Landscape architects design at macro, mid, and micro scales:
Macro Scale: Planning
Landscape architects are trained in planning and must have a working understanding of the planning practice to earn their professional license. As a result, they often participate and/or lead planning projects for towns and cities.
Planning decisions made by landscape architects can lead people into living healthier and happier lives. For example, with good planning, people live within walking distance of amenities, i.e., bakery, coffee shop, grocery store, library, school, and they will be more likely to walk to their destination. Simple moves like this can effectively increase physical activity, decrease carbon footprint, and foster community by creating opportunities for neighbors to meet while going about their everyday activities.

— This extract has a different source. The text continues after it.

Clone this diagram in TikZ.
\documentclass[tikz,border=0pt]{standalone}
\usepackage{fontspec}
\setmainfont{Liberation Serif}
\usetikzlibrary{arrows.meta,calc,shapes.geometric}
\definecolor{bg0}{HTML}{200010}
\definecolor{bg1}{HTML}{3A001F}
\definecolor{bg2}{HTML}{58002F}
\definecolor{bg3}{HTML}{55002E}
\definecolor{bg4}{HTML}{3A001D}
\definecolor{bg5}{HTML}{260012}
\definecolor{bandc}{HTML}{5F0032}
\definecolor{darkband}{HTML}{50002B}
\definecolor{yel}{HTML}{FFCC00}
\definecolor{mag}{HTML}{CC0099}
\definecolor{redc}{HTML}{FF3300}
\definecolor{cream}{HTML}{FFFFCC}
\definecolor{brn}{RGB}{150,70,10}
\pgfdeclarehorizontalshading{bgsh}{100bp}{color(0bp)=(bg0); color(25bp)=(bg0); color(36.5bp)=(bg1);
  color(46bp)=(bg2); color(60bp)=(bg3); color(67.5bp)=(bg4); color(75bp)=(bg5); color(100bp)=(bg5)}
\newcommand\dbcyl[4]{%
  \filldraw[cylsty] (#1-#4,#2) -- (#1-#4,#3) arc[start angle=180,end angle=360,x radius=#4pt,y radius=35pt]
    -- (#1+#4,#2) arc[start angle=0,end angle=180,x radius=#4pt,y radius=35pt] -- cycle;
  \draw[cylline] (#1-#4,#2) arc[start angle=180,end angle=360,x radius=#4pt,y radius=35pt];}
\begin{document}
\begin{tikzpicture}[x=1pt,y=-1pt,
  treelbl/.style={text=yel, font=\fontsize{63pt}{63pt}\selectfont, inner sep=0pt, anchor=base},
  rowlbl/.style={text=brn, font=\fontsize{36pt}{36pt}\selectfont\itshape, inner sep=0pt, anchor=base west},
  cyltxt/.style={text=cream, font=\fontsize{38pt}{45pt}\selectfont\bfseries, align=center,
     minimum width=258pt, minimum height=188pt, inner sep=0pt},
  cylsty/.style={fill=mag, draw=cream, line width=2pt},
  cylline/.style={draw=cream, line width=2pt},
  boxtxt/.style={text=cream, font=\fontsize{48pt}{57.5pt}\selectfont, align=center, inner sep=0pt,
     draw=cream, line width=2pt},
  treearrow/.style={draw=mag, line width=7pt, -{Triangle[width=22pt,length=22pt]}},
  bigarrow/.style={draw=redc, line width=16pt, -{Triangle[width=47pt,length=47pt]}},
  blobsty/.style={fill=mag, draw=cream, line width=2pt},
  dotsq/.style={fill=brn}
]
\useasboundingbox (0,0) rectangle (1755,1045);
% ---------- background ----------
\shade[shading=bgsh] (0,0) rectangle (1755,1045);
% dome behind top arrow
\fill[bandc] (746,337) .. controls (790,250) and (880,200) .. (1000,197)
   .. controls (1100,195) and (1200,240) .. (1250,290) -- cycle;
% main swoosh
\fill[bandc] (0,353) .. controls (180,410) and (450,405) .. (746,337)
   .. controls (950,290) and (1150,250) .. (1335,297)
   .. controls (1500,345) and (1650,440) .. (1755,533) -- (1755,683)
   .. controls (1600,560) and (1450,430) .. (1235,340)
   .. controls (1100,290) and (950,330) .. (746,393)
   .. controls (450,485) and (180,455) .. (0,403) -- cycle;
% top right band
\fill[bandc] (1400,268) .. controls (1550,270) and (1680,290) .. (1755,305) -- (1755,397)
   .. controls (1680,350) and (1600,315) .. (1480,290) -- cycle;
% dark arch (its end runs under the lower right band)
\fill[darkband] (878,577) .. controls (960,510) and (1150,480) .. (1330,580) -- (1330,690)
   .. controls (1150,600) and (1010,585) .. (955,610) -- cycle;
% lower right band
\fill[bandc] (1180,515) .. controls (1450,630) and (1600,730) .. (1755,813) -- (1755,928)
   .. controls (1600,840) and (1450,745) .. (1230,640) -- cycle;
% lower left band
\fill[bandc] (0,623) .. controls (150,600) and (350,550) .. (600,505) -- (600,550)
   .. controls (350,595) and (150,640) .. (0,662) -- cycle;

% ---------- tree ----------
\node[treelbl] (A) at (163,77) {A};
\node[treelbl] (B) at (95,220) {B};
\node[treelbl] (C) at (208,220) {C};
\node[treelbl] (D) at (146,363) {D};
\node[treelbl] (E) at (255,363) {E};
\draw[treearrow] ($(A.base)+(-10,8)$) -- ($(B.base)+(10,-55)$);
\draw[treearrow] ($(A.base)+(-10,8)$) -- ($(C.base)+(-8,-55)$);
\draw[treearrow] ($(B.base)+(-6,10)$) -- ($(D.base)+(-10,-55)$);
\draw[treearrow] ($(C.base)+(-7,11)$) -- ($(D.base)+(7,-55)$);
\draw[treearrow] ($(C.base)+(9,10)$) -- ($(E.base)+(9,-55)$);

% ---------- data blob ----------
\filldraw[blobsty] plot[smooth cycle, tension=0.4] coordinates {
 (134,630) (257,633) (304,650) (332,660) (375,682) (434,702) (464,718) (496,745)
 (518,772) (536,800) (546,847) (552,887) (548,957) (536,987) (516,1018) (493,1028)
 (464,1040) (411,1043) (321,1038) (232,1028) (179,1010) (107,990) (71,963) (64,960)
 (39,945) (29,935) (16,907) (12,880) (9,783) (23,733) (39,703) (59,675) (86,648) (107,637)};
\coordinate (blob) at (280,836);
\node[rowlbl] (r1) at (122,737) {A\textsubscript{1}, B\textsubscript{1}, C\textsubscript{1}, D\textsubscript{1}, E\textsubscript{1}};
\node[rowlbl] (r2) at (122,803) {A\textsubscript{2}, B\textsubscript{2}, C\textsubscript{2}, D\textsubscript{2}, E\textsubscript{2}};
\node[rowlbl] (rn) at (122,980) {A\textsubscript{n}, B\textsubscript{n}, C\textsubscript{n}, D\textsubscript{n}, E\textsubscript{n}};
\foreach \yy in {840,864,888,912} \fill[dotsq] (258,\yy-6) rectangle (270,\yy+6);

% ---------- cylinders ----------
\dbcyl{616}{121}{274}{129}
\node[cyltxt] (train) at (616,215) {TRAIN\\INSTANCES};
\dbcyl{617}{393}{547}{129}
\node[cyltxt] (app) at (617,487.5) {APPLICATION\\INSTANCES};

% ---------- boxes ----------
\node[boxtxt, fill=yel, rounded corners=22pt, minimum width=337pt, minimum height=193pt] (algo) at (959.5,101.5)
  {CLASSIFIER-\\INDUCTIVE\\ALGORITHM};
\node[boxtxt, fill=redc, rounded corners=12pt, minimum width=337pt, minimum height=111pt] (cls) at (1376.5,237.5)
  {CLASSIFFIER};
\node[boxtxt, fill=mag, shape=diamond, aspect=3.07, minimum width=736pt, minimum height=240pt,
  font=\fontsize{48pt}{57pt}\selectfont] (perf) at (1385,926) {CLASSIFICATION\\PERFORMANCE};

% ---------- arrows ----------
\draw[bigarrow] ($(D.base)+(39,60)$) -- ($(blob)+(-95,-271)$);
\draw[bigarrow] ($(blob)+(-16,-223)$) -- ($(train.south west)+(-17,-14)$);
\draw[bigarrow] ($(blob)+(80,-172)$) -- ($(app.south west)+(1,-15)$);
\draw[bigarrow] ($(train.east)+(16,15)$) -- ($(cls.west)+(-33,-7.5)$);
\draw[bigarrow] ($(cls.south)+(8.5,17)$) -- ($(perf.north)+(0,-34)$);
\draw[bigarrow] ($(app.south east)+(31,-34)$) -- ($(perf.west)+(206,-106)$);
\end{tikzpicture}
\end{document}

Mid-Scale: Master Planning
Masterplans are overall strategic plans and implementation strategies created by landscape architects for campus scale projects: institutional, education, recreation. Many people do not realize that the college campus they hang out on or the business park they work in was most likely designed and planned by a landscape architect.
Micro Scale: Site Design
At the smallest scale, landscape architects design sites like parks, plazas, and residential properties. Planning concepts such as proper adjacencies and intentional circulation patterns that encourage physical fitness and social interaction also come into play at the site level. Landscape architects design places for all ages, abilities and backgrounds, fostering a sense of ownership and safety, wayfinding, and long-term operations and maintenance. They do this while striving to protect the planet, encourage equitable communities, take care of their clients, and design to codes and regulations.
At all scales, the primary mission for landscape architects is to ensure the health, safety, and welfare of the public and create places where people can form memories, create relationships, and enrich their lives. Designing the places where people live, work and play is a great responsibility. Our environment must reflect the values that our community strives to embody.